Total Recall(Len Wiseman, 2012) **

Those who go along predisposed to bury this remake of Total Recall will find themselves being handed a scoff-worthy treat from the off, when the production company’s name, Original Films, appears on the screen. For Len Wiseman’s re-imagining of Philip K Dick’s short story, ‘We Can Remember it For You Wholesale’, fails on just about every definition of originality, whether it be its status as a re-make of a film barely twenty years old, or its borrowings from every dystopian science fiction movie from Fritz Lang’s Metropolis onward.
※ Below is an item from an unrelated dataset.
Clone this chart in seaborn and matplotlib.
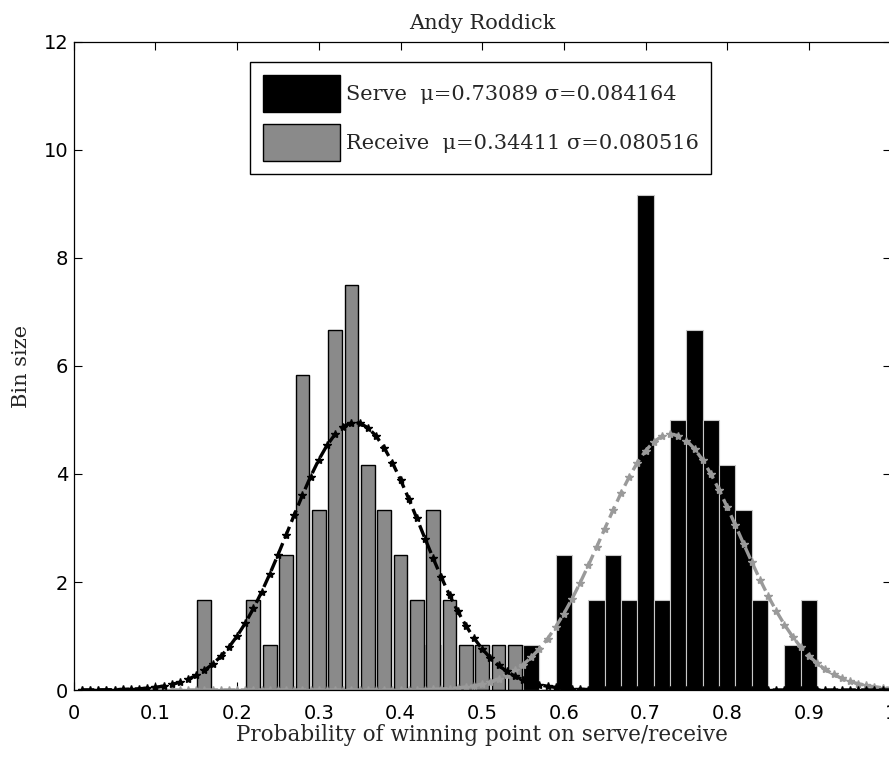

True, some of these borrowings are more apposite than others. For instance, the futuristic rain-soaked slums glittering with neon Chinese-style calligraphy recall another Dick derivative, namely Blade Runner. And the army of robotic law-enforcement officers is surely a tribute to Robocop, the most celebrated film from the director of the the original Total Recall. Trouble is, this last aspect, as well as  a general lack of self-aware smarts, smacks more of George Lucas than Paul Verhoeven, and not in a good way.

As so often with over-hasty re-hashes, its makers claim they’re going back to the literary source material rather than the original screen adaptation. Thus, like Dick’s story, this Total Recall merely references a trip to Mars rather than actually sending its hero there : the action remains earthbound, albeit on an Earth largely transformed into an alien landscape by a recent bio-warfare apocalypse. This is perhaps the film’s most impressive leap of imagination, with the two last outposts of human civilization disposed on opposite sides of the globe and linked by a colossal transport system that passes through the Earth’s core. One of these outposts is called the United Federation of Britain, the other the Colony, and while the latter is situated in Australia, its imminent invasion by those overbearing cousins consciously recalls the revolution that launched the United States (and a thousand Brit-accented Hollywood villains).
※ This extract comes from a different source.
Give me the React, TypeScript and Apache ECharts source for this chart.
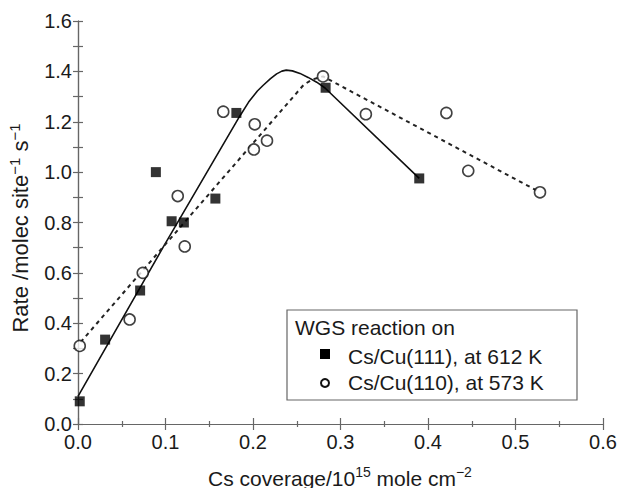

It’s about the only witty touch in its two-hour run-time –  well, OK, Obama’s face on futuristic banknotes also raises a smile. But what’s sorely lacking here is the gleefully wicked sense of humour Verhoeven brought to the material. Indeed, Wiseman and his cast barely crack a smile, let alone break into a politically incorrect cackle. Chief glumster is Colin Farrell who, though more than passing muster as an all-running, all-shooting action hero, never gives the impression, as Schwarzennegger’s Doug Quaid did, that his character is having fun, whether real or imagined.

We don’t even get Farrell’s karaoke version of ‘consider-dat-a-divorce’, which is doubly a shame, given the fact that this version’s focus on his decidedly troubled marriage (Kate Beckinsale’s suddenly murderous – and suddenly Brit-accented – Mrs Quaid is the film’s heavy-in-chief) offers a rich vein of irreverent, cod-Freudian humour here left po-faced-edly untapped.

In the end, Wiseman – who previously oversaw the simple-minded kinetic thrills of the Underworldfranchise – seems content to just zip things along against an admittedly eye-popping backdrop of sprawling megacities and anti-gravity freeways. But, with the memory-impaired secret-agent having become something of a movie cliche in the last twenty years, not least in the Bourne series, this variation has little of note to add to it beyond pretty CG scenery and flying cars. Let’s just say if you’d paid to have this film implanted in your memory, you’d soon be back complaining that the procedure hadn’t quite worked as advertised.